Well, isn’t that funny? That’s where I work.

The ad features an illustration of a family building their log cabin home with the headline “Protecting the American Home.”  Underneath the picture, we learn the drawing is of American Revolution Colonel Jacob Davis, building his first log home in Montpelier. “He didn’t need a mortgage,” the ad read about his first post-war home. “And a kettle was about all his kitchen equipment, but things are different now.” The ad was promoting a National Life product called “Packaged Mortgage,” a novel way to finance your home as well as major home appliances, all under one loan, from one lender. That’s pretty forward-thinking on behalf of National Life, and also super customer focused: the ad says we were the “first large-scale financing institution” offering that type of new product, one that truly made sense for the times they were in and made sense for the wallets of their customers.

I did some digging and I couldn’t find the “Packaged Mortgage” available on our website anymore. Like the ad said – things are different now. But I can only partly agree with that statement.

Things are different at National Life in that now, you won’t find the Packaged Mortgage available here any longer. Our vision is to bring peace of mind to everyone we touch and how we do that is through life insurance and annuity products built for the everyday families who live and work on America’s Main Streets.

What is not different is that National Life is still here in Montpelier, Vermont and also now in Texas, with agents across the nation. We are still a mutual company “as solid as the granite hills of Vermont” (as the ad states), and that we continue to be laser-focused on protecting our customers, keeping our promises and developing forward-thinking, innovative products to meet the needs of today’s consumers.

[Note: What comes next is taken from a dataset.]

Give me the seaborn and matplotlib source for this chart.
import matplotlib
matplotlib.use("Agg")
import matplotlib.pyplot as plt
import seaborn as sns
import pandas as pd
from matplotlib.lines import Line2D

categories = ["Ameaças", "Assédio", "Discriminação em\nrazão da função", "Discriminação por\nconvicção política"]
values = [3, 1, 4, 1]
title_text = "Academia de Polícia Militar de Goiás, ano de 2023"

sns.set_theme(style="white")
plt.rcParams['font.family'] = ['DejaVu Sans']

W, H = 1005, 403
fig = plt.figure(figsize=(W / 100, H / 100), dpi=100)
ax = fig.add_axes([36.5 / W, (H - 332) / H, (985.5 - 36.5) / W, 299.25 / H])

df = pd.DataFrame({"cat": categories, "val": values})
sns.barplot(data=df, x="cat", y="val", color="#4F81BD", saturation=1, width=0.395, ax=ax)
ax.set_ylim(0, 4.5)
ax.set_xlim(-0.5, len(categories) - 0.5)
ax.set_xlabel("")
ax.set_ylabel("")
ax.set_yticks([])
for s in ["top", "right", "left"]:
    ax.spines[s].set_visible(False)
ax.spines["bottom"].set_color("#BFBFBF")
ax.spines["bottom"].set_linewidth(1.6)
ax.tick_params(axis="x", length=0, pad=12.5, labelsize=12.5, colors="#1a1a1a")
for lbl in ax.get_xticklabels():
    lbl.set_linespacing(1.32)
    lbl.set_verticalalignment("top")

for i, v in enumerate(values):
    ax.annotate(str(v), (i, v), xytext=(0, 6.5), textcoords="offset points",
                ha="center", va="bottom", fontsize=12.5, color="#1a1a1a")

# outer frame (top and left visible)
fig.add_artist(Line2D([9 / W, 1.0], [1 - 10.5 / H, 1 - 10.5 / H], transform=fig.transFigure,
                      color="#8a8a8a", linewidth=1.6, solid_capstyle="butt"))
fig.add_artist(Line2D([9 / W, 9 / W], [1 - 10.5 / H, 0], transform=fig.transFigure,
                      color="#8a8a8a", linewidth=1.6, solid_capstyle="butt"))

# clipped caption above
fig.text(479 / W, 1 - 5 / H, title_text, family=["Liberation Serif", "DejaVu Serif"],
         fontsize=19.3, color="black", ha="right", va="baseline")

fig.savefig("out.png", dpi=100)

That LIFE Magazine was full of interesting stories, photos, and ads from national brands that are still around today. And while many of the ads are comical looking back on them now, a few of them still hold up as decent, on-brand messaging.

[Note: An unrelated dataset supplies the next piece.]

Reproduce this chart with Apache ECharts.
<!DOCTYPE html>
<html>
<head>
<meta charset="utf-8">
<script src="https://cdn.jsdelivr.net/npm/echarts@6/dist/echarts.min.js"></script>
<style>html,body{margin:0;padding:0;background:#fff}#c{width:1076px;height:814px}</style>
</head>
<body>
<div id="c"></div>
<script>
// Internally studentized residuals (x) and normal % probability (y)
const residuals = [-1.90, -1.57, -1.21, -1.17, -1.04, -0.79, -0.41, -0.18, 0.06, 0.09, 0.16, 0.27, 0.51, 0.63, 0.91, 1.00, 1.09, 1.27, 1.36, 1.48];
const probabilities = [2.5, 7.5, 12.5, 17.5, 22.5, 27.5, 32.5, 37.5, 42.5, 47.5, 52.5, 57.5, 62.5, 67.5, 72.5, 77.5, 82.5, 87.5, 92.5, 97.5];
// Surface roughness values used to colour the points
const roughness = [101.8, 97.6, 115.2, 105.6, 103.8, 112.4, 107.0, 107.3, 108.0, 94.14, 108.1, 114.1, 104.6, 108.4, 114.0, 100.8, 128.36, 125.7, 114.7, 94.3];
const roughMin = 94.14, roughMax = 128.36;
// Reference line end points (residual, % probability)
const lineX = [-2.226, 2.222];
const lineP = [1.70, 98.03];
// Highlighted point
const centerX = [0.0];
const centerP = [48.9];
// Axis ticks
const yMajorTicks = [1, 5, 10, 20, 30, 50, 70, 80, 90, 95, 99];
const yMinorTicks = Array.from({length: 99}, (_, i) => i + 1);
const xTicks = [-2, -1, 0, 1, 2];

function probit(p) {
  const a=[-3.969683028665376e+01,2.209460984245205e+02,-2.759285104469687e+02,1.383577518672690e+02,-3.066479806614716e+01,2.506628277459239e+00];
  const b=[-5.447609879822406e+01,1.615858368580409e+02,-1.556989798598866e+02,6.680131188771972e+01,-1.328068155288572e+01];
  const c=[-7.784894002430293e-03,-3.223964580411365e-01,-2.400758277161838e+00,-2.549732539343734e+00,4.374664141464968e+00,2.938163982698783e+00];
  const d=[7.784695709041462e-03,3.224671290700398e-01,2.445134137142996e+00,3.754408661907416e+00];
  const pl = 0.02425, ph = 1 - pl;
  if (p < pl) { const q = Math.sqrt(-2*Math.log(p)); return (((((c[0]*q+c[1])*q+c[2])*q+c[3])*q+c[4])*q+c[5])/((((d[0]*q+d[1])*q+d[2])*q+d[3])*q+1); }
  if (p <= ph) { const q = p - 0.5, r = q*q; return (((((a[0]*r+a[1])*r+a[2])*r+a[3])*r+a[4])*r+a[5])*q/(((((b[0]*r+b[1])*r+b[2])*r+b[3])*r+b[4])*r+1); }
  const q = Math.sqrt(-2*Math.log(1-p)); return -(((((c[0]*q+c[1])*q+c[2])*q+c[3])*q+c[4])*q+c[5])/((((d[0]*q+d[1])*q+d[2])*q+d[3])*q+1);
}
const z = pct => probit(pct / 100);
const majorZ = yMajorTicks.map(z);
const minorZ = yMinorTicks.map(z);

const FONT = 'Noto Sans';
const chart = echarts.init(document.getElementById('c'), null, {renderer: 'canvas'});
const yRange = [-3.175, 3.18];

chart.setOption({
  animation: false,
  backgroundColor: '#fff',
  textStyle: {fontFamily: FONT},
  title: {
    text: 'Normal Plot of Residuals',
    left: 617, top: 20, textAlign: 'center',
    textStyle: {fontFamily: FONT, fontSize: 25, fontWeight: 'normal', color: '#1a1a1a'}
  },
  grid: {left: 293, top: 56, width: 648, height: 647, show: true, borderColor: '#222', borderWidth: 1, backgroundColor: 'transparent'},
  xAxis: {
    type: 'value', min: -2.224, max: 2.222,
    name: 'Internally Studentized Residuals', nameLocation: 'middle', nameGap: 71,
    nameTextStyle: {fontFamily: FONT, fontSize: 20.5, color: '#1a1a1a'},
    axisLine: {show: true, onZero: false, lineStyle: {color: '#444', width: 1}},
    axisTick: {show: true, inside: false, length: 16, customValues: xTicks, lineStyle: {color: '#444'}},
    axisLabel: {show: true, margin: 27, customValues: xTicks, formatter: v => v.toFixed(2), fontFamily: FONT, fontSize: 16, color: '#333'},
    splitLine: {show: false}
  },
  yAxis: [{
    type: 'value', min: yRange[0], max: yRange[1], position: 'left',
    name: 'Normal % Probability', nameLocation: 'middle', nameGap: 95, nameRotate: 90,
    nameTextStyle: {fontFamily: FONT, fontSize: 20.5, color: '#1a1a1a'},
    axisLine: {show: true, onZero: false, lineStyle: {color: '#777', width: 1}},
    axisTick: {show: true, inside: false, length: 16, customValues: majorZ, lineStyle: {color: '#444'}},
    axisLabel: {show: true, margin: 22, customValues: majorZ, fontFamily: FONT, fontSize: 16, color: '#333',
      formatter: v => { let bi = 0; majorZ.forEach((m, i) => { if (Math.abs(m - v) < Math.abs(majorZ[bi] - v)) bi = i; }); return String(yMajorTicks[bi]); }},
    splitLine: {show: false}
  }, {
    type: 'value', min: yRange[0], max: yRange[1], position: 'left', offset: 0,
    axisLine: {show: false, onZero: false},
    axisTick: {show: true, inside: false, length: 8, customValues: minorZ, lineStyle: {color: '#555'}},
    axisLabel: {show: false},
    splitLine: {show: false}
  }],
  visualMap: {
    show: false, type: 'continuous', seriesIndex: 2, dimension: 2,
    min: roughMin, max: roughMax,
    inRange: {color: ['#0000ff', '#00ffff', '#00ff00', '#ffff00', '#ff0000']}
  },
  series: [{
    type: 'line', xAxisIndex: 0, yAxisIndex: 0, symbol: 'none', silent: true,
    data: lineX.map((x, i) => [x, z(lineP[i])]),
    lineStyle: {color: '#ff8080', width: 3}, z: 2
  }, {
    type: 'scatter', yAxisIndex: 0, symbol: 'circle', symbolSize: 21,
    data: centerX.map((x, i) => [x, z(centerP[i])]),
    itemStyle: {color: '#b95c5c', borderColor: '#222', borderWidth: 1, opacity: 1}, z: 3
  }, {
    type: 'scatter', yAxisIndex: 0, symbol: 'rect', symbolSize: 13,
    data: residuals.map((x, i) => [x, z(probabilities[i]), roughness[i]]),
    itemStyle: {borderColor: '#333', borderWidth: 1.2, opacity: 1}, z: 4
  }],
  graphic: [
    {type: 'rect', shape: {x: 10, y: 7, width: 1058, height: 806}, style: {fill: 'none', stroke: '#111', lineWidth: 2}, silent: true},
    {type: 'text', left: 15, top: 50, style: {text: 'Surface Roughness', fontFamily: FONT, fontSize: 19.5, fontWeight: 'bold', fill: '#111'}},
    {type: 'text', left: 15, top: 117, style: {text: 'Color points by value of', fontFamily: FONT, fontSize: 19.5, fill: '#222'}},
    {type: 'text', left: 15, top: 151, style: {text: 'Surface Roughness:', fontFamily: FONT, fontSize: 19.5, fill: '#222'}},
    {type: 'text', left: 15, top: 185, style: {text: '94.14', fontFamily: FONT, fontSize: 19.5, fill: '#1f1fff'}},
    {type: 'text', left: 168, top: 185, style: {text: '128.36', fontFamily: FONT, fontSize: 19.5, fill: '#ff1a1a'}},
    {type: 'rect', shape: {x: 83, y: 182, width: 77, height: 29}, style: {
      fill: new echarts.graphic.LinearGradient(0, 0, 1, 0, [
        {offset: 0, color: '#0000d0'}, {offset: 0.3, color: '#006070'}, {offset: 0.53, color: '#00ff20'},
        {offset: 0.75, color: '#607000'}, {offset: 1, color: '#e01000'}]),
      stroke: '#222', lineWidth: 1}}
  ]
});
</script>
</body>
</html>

Maybe that’s what I love most about traditional magazines – they have staying power; they can stick around for decades, or longer, and can still be relevant, even if only in historical terms. Whereas a digital link to a blog like this can disappear with the ease of a click.

I’m proud that the company I work for, a company with hundreds of thousands of customers across all 50 states today, has not only maintained, but strengthened, that brand mission of keeping our promises, of protecting our customers – that staying power for more than 170 years. We’re more digitally agile than ever before and yet our foundation continues to be the strength to deliver on our promises. Overall, it’s the same message we put out there in LIFE in 1945. And it still holds true today.


National Life Insurance Company was founded in 1848. Life Insurance Company of the Southwest was chartered in 1955.